WRITTEN INSTRUCTION
Give back every line exactly as it appears, pictures excluded.
○ ○ ○ ○ ○
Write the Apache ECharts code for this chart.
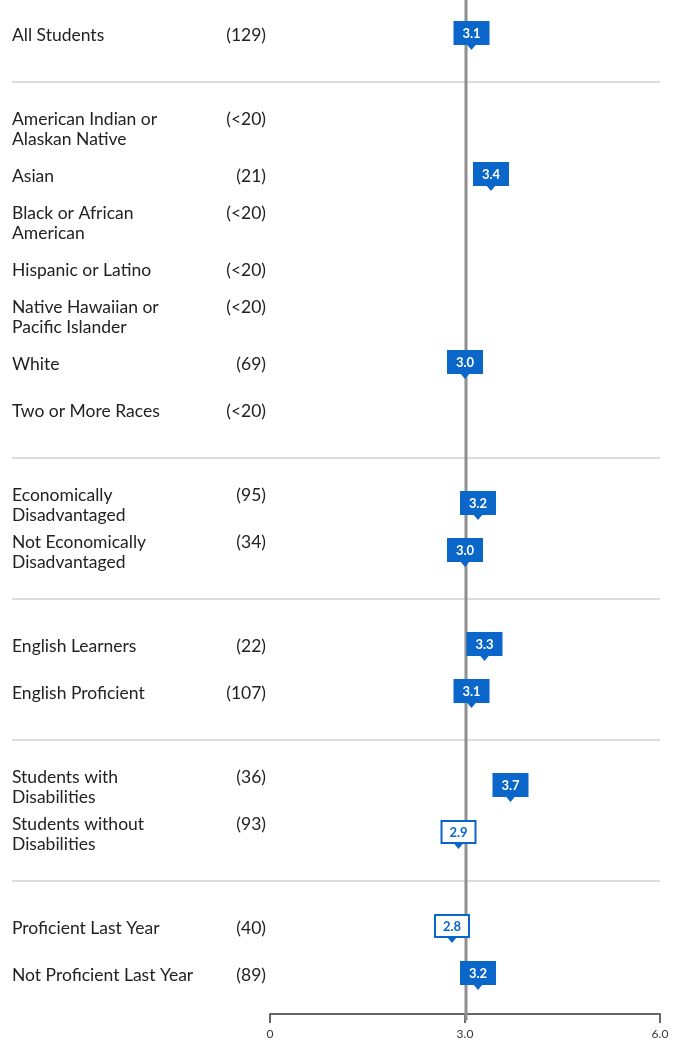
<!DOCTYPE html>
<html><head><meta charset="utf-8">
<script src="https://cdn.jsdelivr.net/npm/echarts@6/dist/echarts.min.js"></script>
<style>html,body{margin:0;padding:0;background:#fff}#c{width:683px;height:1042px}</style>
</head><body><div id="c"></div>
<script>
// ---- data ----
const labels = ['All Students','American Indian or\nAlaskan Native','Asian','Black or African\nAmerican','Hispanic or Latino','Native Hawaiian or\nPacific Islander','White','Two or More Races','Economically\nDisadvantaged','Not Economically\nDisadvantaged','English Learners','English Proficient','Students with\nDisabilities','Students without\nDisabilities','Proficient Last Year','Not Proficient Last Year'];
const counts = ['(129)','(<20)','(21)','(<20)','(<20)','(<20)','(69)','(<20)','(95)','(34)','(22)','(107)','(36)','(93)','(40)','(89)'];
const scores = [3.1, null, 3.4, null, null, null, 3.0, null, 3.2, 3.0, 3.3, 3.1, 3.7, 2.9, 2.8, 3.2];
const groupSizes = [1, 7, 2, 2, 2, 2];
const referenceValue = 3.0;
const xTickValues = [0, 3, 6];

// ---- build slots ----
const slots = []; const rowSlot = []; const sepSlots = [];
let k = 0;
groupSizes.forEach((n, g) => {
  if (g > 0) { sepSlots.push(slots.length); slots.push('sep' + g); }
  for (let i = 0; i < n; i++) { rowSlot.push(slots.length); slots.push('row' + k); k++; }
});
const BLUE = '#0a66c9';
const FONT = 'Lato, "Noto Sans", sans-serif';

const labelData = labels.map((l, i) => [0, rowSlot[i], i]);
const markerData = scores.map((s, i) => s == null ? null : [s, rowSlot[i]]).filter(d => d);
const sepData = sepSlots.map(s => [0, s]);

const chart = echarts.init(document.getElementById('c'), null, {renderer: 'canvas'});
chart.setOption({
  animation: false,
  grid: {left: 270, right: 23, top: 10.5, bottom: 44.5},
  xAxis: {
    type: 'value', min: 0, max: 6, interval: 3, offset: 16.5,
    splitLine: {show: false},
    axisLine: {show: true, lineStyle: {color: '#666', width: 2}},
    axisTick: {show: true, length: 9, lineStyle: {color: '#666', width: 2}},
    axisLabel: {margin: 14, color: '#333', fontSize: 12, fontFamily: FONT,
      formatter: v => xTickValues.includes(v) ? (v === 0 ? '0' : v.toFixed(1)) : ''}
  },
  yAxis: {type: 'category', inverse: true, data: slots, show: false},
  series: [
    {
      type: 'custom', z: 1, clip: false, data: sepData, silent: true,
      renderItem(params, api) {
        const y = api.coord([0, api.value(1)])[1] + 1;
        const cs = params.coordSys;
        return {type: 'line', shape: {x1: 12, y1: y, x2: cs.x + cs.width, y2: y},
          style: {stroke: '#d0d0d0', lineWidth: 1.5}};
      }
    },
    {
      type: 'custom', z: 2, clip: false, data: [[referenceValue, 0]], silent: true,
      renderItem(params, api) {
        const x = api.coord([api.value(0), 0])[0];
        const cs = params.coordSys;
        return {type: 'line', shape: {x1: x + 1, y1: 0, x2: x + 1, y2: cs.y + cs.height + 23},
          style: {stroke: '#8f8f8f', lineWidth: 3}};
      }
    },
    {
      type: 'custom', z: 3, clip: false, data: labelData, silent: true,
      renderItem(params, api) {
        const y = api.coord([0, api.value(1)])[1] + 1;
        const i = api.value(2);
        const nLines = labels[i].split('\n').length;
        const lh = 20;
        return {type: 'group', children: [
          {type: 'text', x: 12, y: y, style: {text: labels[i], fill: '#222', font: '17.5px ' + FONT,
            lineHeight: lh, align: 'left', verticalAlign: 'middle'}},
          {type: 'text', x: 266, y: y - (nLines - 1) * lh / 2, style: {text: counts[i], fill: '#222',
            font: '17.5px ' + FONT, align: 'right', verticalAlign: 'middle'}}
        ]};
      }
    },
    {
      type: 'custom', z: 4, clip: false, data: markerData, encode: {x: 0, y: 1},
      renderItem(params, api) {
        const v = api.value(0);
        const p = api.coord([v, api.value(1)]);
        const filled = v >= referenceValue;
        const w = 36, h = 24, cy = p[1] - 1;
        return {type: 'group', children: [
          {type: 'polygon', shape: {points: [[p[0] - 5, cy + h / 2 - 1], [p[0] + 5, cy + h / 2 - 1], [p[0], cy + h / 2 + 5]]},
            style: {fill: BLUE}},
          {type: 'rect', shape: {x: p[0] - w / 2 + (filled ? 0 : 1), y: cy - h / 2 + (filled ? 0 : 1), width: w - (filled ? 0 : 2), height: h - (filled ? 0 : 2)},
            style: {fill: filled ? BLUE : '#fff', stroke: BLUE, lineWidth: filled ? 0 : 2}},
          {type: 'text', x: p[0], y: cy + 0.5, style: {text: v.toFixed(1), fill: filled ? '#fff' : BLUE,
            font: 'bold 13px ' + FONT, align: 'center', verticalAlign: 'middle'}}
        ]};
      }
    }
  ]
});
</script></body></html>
○ ○ ○ ○ ○
THE ANSWER
Write the Apache ECharts code for this chart.
<!DOCTYPE html>
<html><head><meta charset="utf-8">
<script src="https://cdn.jsdelivr.net/npm/echarts@6/dist/echarts.min.js"></script>
<style>html,body{margin:0;padding:0;background:#fff}#c{width:683px;height:1042px}</style>
</head><body><div id="c"></div>
<script>
// ---- data ----
const labels = ['All Students','American Indian or\nAlaskan Native','Asian','Black or African\nAmerican','Hispanic or Latino','Native Hawaiian or\nPacific Islander','White','Two or More Races','Economically\nDisadvantaged','Not Economically\nDisadvantaged','English Learners','English Proficient','Students with\nDisabilities','Students without\nDisabilities','Proficient Last Year','Not Proficient Last Year'];
const counts = ['(129)','(<20)','(21)','(<20)','(<20)','(<20)','(69)','(<20)','(95)','(34)','(22)','(107)','(36)','(93)','(40)','(89)'];
const scores = [3.1, null, 3.4, null, null, null, 3.0, null, 3.2, 3.0, 3.3, 3.1, 3.7, 2.9, 2.8, 3.2];
const groupSizes = [1, 7, 2, 2, 2, 2];
const referenceValue = 3.0;
const xTickValues = [0, 3, 6];

// ---- build slots ----
const slots = []; const rowSlot = []; const sepSlots = [];
let k = 0;
groupSizes.forEach((n, g) => {
  if (g > 0) { sepSlots.push(slots.length); slots.push('sep' + g); }
  for (let i = 0; i < n; i++) { rowSlot.push(slots.length); slots.push('row' + k); k++; }
});
const BLUE = '#0a66c9';
const FONT = 'Lato, "Noto Sans", sans-serif';

const labelData = labels.map((l, i) => [0, rowSlot[i], i]);
const markerData = scores.map((s, i) => s == null ? null : [s, rowSlot[i]]).filter(d => d);
const sepData = sepSlots.map(s => [0, s]);

const chart = echarts.init(document.getElementById('c'), null, {renderer: 'canvas'});
chart.setOption({
  animation: false,
  grid: {left: 270, right: 23, top: 10.5, bottom: 44.5},
  xAxis: {
    type: 'value', min: 0, max: 6, interval: 3, offset: 16.5,
    splitLine: {show: false},
    axisLine: {show: true, lineStyle: {color: '#666', width: 2}},
    axisTick: {show: true, length: 9, lineStyle: {color: '#666', width: 2}},
    axisLabel: {margin: 14, color: '#333', fontSize: 12, fontFamily: FONT,
      formatter: v => xTickValues.includes(v) ? (v === 0 ? '0' : v.toFixed(1)) : ''}
  },
  yAxis: {type: 'category', inverse: true, data: slots, show: false},
  series: [
    {
      type: 'custom', z: 1, clip: false, data: sepData, silent: true,
      renderItem(params, api) {
        const y = api.coord([0, api.value(1)])[1] + 1;
        const cs = params.coordSys;
        return {type: 'line', shape: {x1: 12, y1: y, x2: cs.x + cs.width, y2: y},
          style: {stroke: '#d0d0d0', lineWidth: 1.5}};
      }
    },
    {
      type: 'custom', z: 2, clip: false, data: [[referenceValue, 0]], silent: true,
      renderItem(params, api) {
        const x = api.coord([api.value(0), 0])[0];
        const cs = params.coordSys;
        return {type: 'line', shape: {x1: x + 1, y1: 0, x2: x + 1, y2: cs.y + cs.height + 23},
          style: {stroke: '#8f8f8f', lineWidth: 3}};
      }
    },
    {
      type: 'custom', z: 3, clip: false, data: labelData, silent: true,
      renderItem(params, api) {
        const y = api.coord([0, api.value(1)])[1] + 1;
        const i = api.value(2);
        const nLines = labels[i].split('\n').length;
        const lh = 20;
        return {type: 'group', children: [
          {type: 'text', x: 12, y: y, style: {text: labels[i], fill: '#222', font: '17.5px ' + FONT,
            lineHeight: lh, align: 'left', verticalAlign: 'middle'}},
          {type: 'text', x: 266, y: y - (nLines - 1) * lh / 2, style: {text: counts[i], fill: '#222',
            font: '17.5px ' + FONT, align: 'right', verticalAlign: 'middle'}}
        ]};
      }
    },
    {
      type: 'custom', z: 4, clip: false, data: markerData, encode: {x: 0, y: 1},
      renderItem(params, api) {
        const v = api.value(0);
        const p = api.coord([v, api.value(1)]);
        const filled = v >= referenceValue;
        const w = 36, h = 24, cy = p[1] - 1;
        return {type: 'group', children: [
          {type: 'polygon', shape: {points: [[p[0] - 5, cy + h / 2 - 1], [p[0] + 5, cy + h / 2 - 1], [p[0], cy + h / 2 + 5]]},
            style: {fill: BLUE}},
          {type: 'rect', shape: {x: p[0] - w / 2 + (filled ? 0 : 1), y: cy - h / 2 + (filled ? 0 : 1), width: w - (filled ? 0 : 2), height: h - (filled ? 0 : 2)},
            style: {fill: filled ? BLUE : '#fff', stroke: BLUE, lineWidth: filled ? 0 : 2}},
          {type: 'text', x: p[0], y: cy + 0.5, style: {text: v.toFixed(1), fill: filled ? '#fff' : BLUE,
            font: 'bold 13px ' + FONT, align: 'center', verticalAlign: 'middle'}}
        ]};
      }
    }
  ]
});
</script></body></html>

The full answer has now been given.